Note that the above method returns a Seq rather than a Tuple to accommodate cases of exact or one-sided matches. To return a Tuple, one could go with something similar to the following:

def nearestValues(m: Map[Int, String], key: Int) = {
  import scala.collection.immutable.TreeMap
  val tm = TreeMap(m.toSeq: _*)

  Seq(tm.to(key).lastOption, tm.from(key).headOption) match {
    case Seq(None, None) => (0 -> "", 0 -> "")  // Default tuple for empty Map
    case Seq(x, None)    => (x.get, Int.MaxValue -> "")
    case Seq(None, y)    => (Int.MinValue -> "", y.get)
    case Seq(x, y)       => (x.get, y.get)
  }
}

nearestValues(m, 95)
// res1: ((Int, String), (Int, String)) = ((90,A),(100,I))

nearestValues(m, 20)
// res2: ((Int, String), (Int, String)) = ((20,W),(20,W))

nearestValues(m, 125)
// res3: ((Int, String), (Int, String)) = ((120,E),(2147483647,""))

---

UPDATE:

Starting Scala 2.13, methods to and from for TreeMap are replaced with rangeTo and rangeFrom, respectively.

Answer 2

Here's a pretty straight forward solution. No sorting required.

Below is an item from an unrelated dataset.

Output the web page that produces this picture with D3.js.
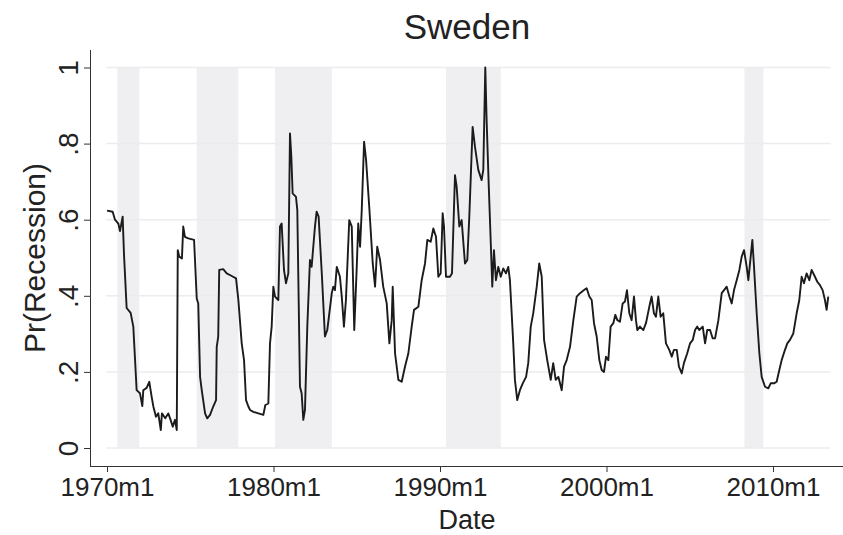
<!DOCTYPE html>
<html>
<head>
<meta charset="utf-8">
<script src="https://cdn.jsdelivr.net/npm/d3@7"></script>
<style>
  body { margin: 0; background: #fff; }
  svg { font-family: 'Liberation Sans', Arial, sans-serif; }
</style>
</head>
<body>
<svg width="843" height="535"></svg>
<script>
const dates = [
  1970.00, 1970.34, 1970.48, 1970.68, 1970.78, 1970.94, 1971.02, 1971.18, 1971.42, 1971.58,
  1971.78, 1971.98, 1972.12, 1972.18, 1972.38, 1972.54, 1972.68, 1972.78, 1972.94, 1973.08,
  1973.23, 1973.30, 1973.50, 1973.68, 1973.82, 1973.95, 1974.08, 1974.19, 1974.25, 1974.34,
  1974.50, 1974.58, 1974.68, 1974.88, 1975.23, 1975.39, 1975.48, 1975.59, 1975.69, 1975.89,
  1976.02, 1976.19, 1976.38, 1976.55, 1976.59, 1976.68, 1976.74, 1976.98, 1977.19, 1977.49,
  1977.75, 1977.89, 1978.09, 1978.23, 1978.35, 1978.49, 1978.59, 1978.79, 1979.09, 1979.39,
  1979.51, 1979.69, 1979.79, 1979.89, 1979.99, 1980.09, 1980.29, 1980.39, 1980.49, 1980.63,
  1980.75, 1980.89, 1980.99, 1981.07, 1981.15, 1981.35, 1981.43, 1981.59, 1981.69, 1981.79,
  1981.89, 1982.03, 1982.19, 1982.29, 1982.49, 1982.59, 1982.71, 1982.90, 1983.09, 1983.23,
  1983.50, 1983.59, 1983.69, 1983.80, 1983.99, 1984.10, 1984.23, 1984.35, 1984.55, 1984.70,
  1984.85, 1985.00, 1985.09, 1985.20, 1985.30, 1985.44, 1985.56, 1985.75, 1985.96, 1986.10,
  1986.23, 1986.40, 1986.59, 1986.80, 1986.96, 1987.10, 1987.16, 1987.30, 1987.50, 1987.70,
  1987.90, 1988.10, 1988.30, 1988.44, 1988.70, 1988.90, 1989.10, 1989.24, 1989.44, 1989.60,
  1989.76, 1989.90, 1990.04, 1990.16, 1990.24, 1990.36, 1990.60, 1990.72, 1990.90, 1991.00,
  1991.16, 1991.30, 1991.50, 1991.64, 1991.76, 1991.96, 1992.10, 1992.30, 1992.50, 1992.60,
  1992.72, 1992.80, 1992.93, 1993.05, 1993.14, 1993.24, 1993.36, 1993.50, 1993.65, 1993.80,
  1993.96, 1994.10, 1994.20, 1994.40, 1994.50, 1994.64, 1994.80, 1994.97, 1995.17, 1995.30,
  1995.45, 1995.60, 1995.81, 1995.96, 1996.11, 1996.25, 1996.44, 1996.65, 1996.80, 1996.95,
  1997.11, 1997.31, 1997.45, 1997.61, 1997.81, 1998.01, 1998.21, 1998.41, 1998.65, 1998.81,
  1998.97, 1999.11, 1999.25, 1999.41, 1999.57, 1999.71, 1999.85, 1999.97, 2000.11, 2000.25,
  2000.41, 2000.53, 2000.65, 2000.81, 2000.97, 2001.11, 2001.23, 2001.37, 2001.51, 2001.65,
  2001.77, 2001.85, 2002.01, 2002.21, 2002.37, 2002.57, 2002.71, 2002.85, 2002.97, 2003.11,
  2003.25, 2003.41, 2003.57, 2003.77, 2003.92, 2004.05, 2004.22, 2004.35, 2004.52, 2004.65,
  2004.85, 2005.02, 2005.18, 2005.32, 2005.45, 2005.57, 2005.78, 2005.92, 2006.05, 2006.22,
  2006.38, 2006.52, 2006.72, 2006.92, 2007.06, 2007.22, 2007.38, 2007.52, 2007.66, 2007.82,
  2007.98, 2008.12, 2008.26, 2008.42, 2008.52, 2008.62, 2008.76, 2008.86, 2009.02, 2009.18,
  2009.32, 2009.52, 2009.72, 2009.86, 2010.06, 2010.22, 2010.38, 2010.52, 2010.72, 2010.86,
  2011.02, 2011.22, 2011.42, 2011.58, 2011.72, 2011.86, 2012.02, 2012.18, 2012.32, 2012.52,
  2012.66, 2012.82, 2012.98, 2013.12, 2013.22, 2013.32
]

const prob = [
  0.624, 0.621, 0.600, 0.590, 0.570, 0.608, 0.510, 0.368, 0.355, 0.319,
  0.152, 0.144, 0.110, 0.152, 0.158, 0.174, 0.135, 0.110, 0.082, 0.091,
  0.047, 0.091, 0.078, 0.091, 0.074, 0.056, 0.074, 0.047, 0.520, 0.503,
  0.498, 0.582, 0.555, 0.551, 0.547, 0.393, 0.380, 0.187, 0.152, 0.091,
  0.078, 0.087, 0.109, 0.126, 0.266, 0.293, 0.468, 0.470, 0.459, 0.452,
  0.446, 0.389, 0.275, 0.231, 0.126, 0.109, 0.100, 0.095, 0.091, 0.087,
  0.113, 0.117, 0.275, 0.319, 0.424, 0.398, 0.389, 0.582, 0.590, 0.468,
  0.433, 0.459, 0.827, 0.766, 0.669, 0.660, 0.625, 0.161, 0.144, 0.074,
  0.100, 0.319, 0.494, 0.476, 0.582, 0.621, 0.608, 0.459, 0.293, 0.310,
  0.407, 0.424, 0.415, 0.476, 0.450, 0.398, 0.319, 0.389, 0.599, 0.582,
  0.310, 0.476, 0.590, 0.529, 0.625, 0.805, 0.757, 0.634, 0.485, 0.424,
  0.529, 0.494, 0.424, 0.380, 0.275, 0.336, 0.424, 0.249, 0.179, 0.174,
  0.214, 0.249, 0.319, 0.363, 0.371, 0.441, 0.485, 0.547, 0.542, 0.577,
  0.555, 0.450, 0.459, 0.617, 0.582, 0.450, 0.450, 0.459, 0.717, 0.687,
  0.582, 0.599, 0.485, 0.494, 0.608, 0.844, 0.792, 0.731, 0.704, 0.731,
  1.000, 0.862, 0.687, 0.538, 0.424, 0.520, 0.441, 0.476, 0.450, 0.472,
  0.459, 0.476, 0.441, 0.275, 0.179, 0.126, 0.152, 0.170, 0.187, 0.223,
  0.319, 0.354, 0.424, 0.485, 0.450, 0.284, 0.231, 0.179, 0.223, 0.179,
  0.187, 0.152, 0.214, 0.231, 0.266, 0.336, 0.398, 0.407, 0.415, 0.420,
  0.398, 0.389, 0.328, 0.293, 0.231, 0.205, 0.200, 0.240, 0.231, 0.319,
  0.328, 0.350, 0.336, 0.332, 0.380, 0.385, 0.415, 0.354, 0.336, 0.398,
  0.336, 0.310, 0.319, 0.310, 0.328, 0.371, 0.398, 0.354, 0.345, 0.398,
  0.345, 0.354, 0.275, 0.258, 0.240, 0.258, 0.258, 0.214, 0.196, 0.223,
  0.249, 0.275, 0.284, 0.310, 0.319, 0.310, 0.319, 0.275, 0.310, 0.310,
  0.288, 0.288, 0.336, 0.407, 0.415, 0.424, 0.398, 0.380, 0.415, 0.441,
  0.468, 0.503, 0.520, 0.476, 0.441, 0.485, 0.547, 0.476, 0.354, 0.249,
  0.187, 0.161, 0.157, 0.170, 0.170, 0.174, 0.205, 0.231, 0.258, 0.275,
  0.284, 0.301, 0.354, 0.389, 0.450, 0.433, 0.459, 0.441, 0.468, 0.450,
  0.437, 0.428, 0.415, 0.389, 0.363, 0.398
]

// recession periods (start, end) in decimal years
const recStart = [1970.62, 1975.39, 1980.09, 1990.36, 2008.28]
const recEnd = [1971.94, 1977.89, 1983.50, 1993.65, 2009.42]

const xTicks = [1970, 1980, 1990, 2000, 2010]
const yTicks = [0, 0.2, 0.4, 0.6, 0.8, 1]

const svg = d3.select('svg')

const x = d3.scaleLinear().domain([1970, 2010]).range([107, 773])
const y = d3.scaleLinear().domain([0, 1]).range([448, 67.5])

const series = dates.map((d, i) => ({ date: d, p: prob[i] }))

// shaded recessions
svg.append('g')
  .selectAll('rect')
  .data(recStart)
  .enter()
  .append('rect')
  .attr('x', (d) => x(d))
  .attr('width', (d, i) => x(recEnd[i]) - x(d))
  .attr('y', y(1))
  .attr('height', y(0) - y(1))
  .attr('fill', '#efeff2')

// grid
svg.append('g')
  .selectAll('line')
  .data(yTicks)
  .enter()
  .append('line')
  .attr('x1', x(1969.95))
  .attr('x2', x(2013.45))
  .attr('y1', (d) => y(d))
  .attr('y2', (d) => y(d))
  .attr('stroke', '#ececee')
  .attr('stroke-width', 1.5)

const line = d3.line()
  .x((d) => x(d.date))
  .y((d) => y(d.p))

svg.append('path')
  .datum(series)
  .attr('d', line)
  .attr('fill', 'none')
  .attr('stroke', '#1b1b1b')
  .attr('stroke-width', 1.9)
  .attr('stroke-linejoin', 'round')

// axes
const xAxis = d3.axisBottom(x)
  .tickValues(xTicks)
  .tickFormat((d) => d + 'm1')
  .tickSize(6)
  .tickPadding(6)

const gx = svg.append('g')
  .attr('transform', 'translate(0, 466)')
  .call(xAxis)

gx.select('.domain').attr('d', 'M90,0.5H843')
gx.selectAll('text')
  .attr('font-size', 26)
  .attr('fill', '#222')
  .attr('font-family', "'Liberation Sans', Arial, sans-serif")
gx.selectAll('line, path').attr('stroke', '#333')

const yAxis = d3.axisLeft(y)
  .tickValues(yTicks)
  .tickFormat((d) => d === 0 || d === 1 ? String(d) : d3.format('.1f')(d).replace(/^0/, ''))
  .tickSize(6)

const gy = svg.append('g')
  .attr('transform', 'translate(90, 0)')
  .call(yAxis)

gy.select('.domain').attr('d', 'M0.5,50V466')
gy.selectAll('line, path').attr('stroke', '#333')
gy.selectAll('text')
  .attr('font-size', 28)
  .attr('fill', '#222')
  .attr('font-family', "'Liberation Sans', Arial, sans-serif")
  .attr('text-anchor', 'middle')
  .attr('x', null)
  .attr('dy', null)
  .attr('transform', 'translate(-12, 0) rotate(-90)')

svg.append('text')
  .text('Sweden')
  .attr('x', 467)
  .attr('y', 39)
  .attr('text-anchor', 'middle')
  .attr('font-size', 35)
  .attr('fill', '#222')

svg.append('text')
  .text('Date')
  .attr('x', 467)
  .attr('y', 529)
  .attr('text-anchor', 'middle')
  .attr('font-size', 27)
  .attr('fill', '#222')

svg.append('text')
  .text('Pr(Recession)')
  .attr('transform', 'translate(45, 258) rotate(-90)')
  .attr('text-anchor', 'middle')
  .attr('font-size', 30)
  .attr('fill', '#222')
</script>
</body>
</html>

def nearest[V](m :Map[Int,V], k :Int) :Seq[(Int,V)] =
  m.get(k).fold {
    val (before, after) = m.keys.partition(_ < k)
    Seq(before.maxOption, after.minOption).flatten.map(x => (x,m(x)))
  }(v => Seq((k,v)))

testing:

val m = Map(10 -> "W",20 -> "W",30 -> "I",40 -> "A",50 -> "P",60 -> "S",70 -> "A",80 -> "A",90 -> "A",100 -> "I",110 -> "A",120 -> "E")
nearest(m, -7)   //res0: Seq[(Int, String)] = List((10,W))
nearest(m, 60)   //res1: Seq[(Int, String)] = List((60,S))
nearest(m, 93)   //res2: Seq[(Int, String)] = List((90,A), (100,I))
nearest(m, 121)  //res3: Seq[(Int, String)] = List((120,E))

Answer 3

You can use sorted collection as Leo C proposed, however that requires collection construction and then search, so complexity of such algorithm will be O(n*log n).

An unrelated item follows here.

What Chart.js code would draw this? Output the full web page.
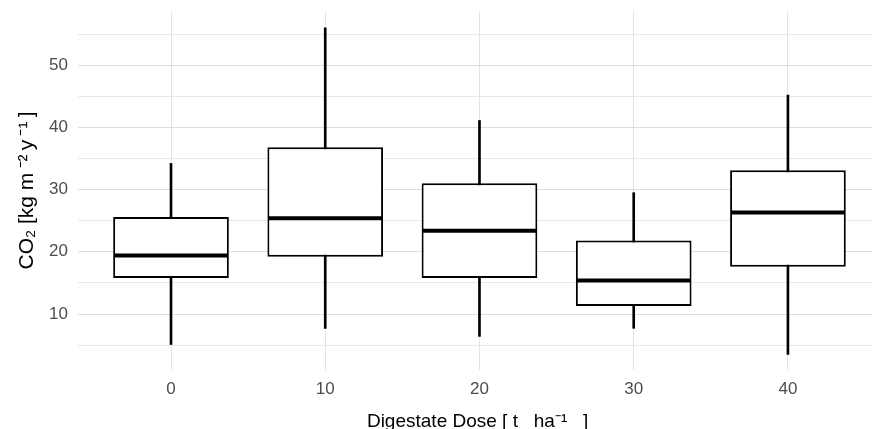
<!DOCTYPE html>
<html>
<head>
<meta charset="utf-8">
<script src="https://cdn.jsdelivr.net/npm/chart.js@4.4.1/dist/chart.umd.min.js"></script>
<style>
  html, body { margin: 0; padding: 0; background: #fff; }
  #wrap { width: 872px; height: 429px; }
</style>
</head>
<body>
<div id="wrap"><canvas id="co2Chart"></canvas></div>
<script>
// ── Data ──────────────────────────────────────────────────────────
const doses = ['0', '10', '20', '30', '40'];
const whiskerLow = [5.1, 7.7, 6.4, 7.7, 3.5];
const q1 = [15.8, 19.2, 15.8, 11.3, 17.6];
const median = [19.4, 25.4, 23.4, 15.4, 26.3];
const q3 = [25.6, 36.8, 31.0, 21.8, 33.1];
const whiskerHigh = [34.2, 56.0, 41.1, 29.5, 45.2];

Chart.defaults.font.family = '"Liberation Sans", Arial, sans-serif';
Chart.defaults.color = '#4d4d4d';

const idx = doses.map((d, i) => i);

new Chart(document.getElementById('co2Chart'), {
    type: 'bar',
    data: {
        datasets: [
            {
                type: 'scatter',
                data: idx.map(i => ({ x: i, y: median[i] })),
                pointStyle: 'line',
                radius: 57,
                hoverRadius: 57,
                borderColor: '#000',
                borderWidth: 4,
                order: 0,
            },
            {
                data: idx.map(i => ({ x: i, y: [q1[i], q3[i]] })),
                backgroundColor: '#fff',
                borderColor: '#000',
                borderWidth: 2,
                borderSkipped: false,
                grouped: false,
                categoryPercentage: 1,
                barPercentage: 0.75,
                order: 1,
            },
            {
                data: idx.map(i => ({ x: i, y: [whiskerLow[i], whiskerHigh[i]] })),
                backgroundColor: '#000',
                borderWidth: 0,
                grouped: false,
                barThickness: 2,
                order: 2,
            },
        ]
    },
    options: {
        responsive: true,
        maintainAspectRatio: false,
        animation: false,
        layout: { autoPadding: false, padding: { top: 11, right: 0, bottom: 0, left: 0 } },
        plugins: { legend: { display: false }, tooltip: { enabled: false } },
        scales: {
            x: {
                type: 'linear',
                offset: false,
                min: -0.603,
                max: 4.545,
                border: { display: false },
                grid: { offset: false, color: '#e3e3e3', drawTicks: false },
                ticks: {
                    stepSize: 1,
                    includeBounds: false,
                    padding: 9,
                    font: { size: 17 },
                    callback: (v) => doses[v] ?? '',
                },
                title: {
                    display: true,
                    text: '\u00A0Digestate Dose [ t   ha\u207B\u00B9   ]',
                    color: '#000',
                    font: { size: 19, lineHeight: 0.8 },
                    padding: { top: 0, bottom: 0 },
                },
                afterFit: (s) => { s.height = 59; s.paddingLeft = 0; s.paddingRight = 0; },
            },
            y: {
                min: 1,
                max: 58.7,
                border: { display: false },
                grid: {
                    drawTicks: false,
                    color: (c) => c.tick && c.tick.value % 10 === 0 ? '#dedede' : '#e9e9e9',
                },
                ticks: {
                    stepSize: 5,
                    includeBounds: false,
                    padding: 10,
                    font: { size: 17 },
                    callback: (v) => v % 10 === 0 ? v : '',
                },
                title: {
                    display: true,
                    text: 'CO\u2082 [kg m\u2009\u207B\u00B2\u2009y\u2009\u207B\u00B9\u2009]',
                    color: '#000',
                    font: { size: 21 },
                    padding: { top: 15, bottom: 0 },
                },
                afterFit: (s) => { s.width = 78; s.paddingTop = 0; s.paddingBottom = 0; },
            }
        }
    }
});
</script>
</body>
</html>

Approaching this task in algorithmic way, you can calculate the difference for the keys and then find the closest negative and positive values to 0. In this case complexity will be lower O(n).

Below example returns nearest keys from the left and the right excluding exact match (you may change that by changing a condition in the filter):

val data = Map(1-> "a", 5->"b")
val key = 4

val diffs = data.keys.map(_ - key)
val rightKeyOpt = diffs.filter(_ > 0).reduceOption(_ min _).map(_ + key)
val leftKeyOpt = diffs.filter(_ < 0).reduceOption(_ max _).map(_ + key)

val result = (leftKeyOpt.map(k=> k->data(k)), rightKeyOpt.map(k=> k->data(k)))

println (leftKeyOpt, rightKeyOpt)
println result

I bet this could be done in a single line if you need that very much:)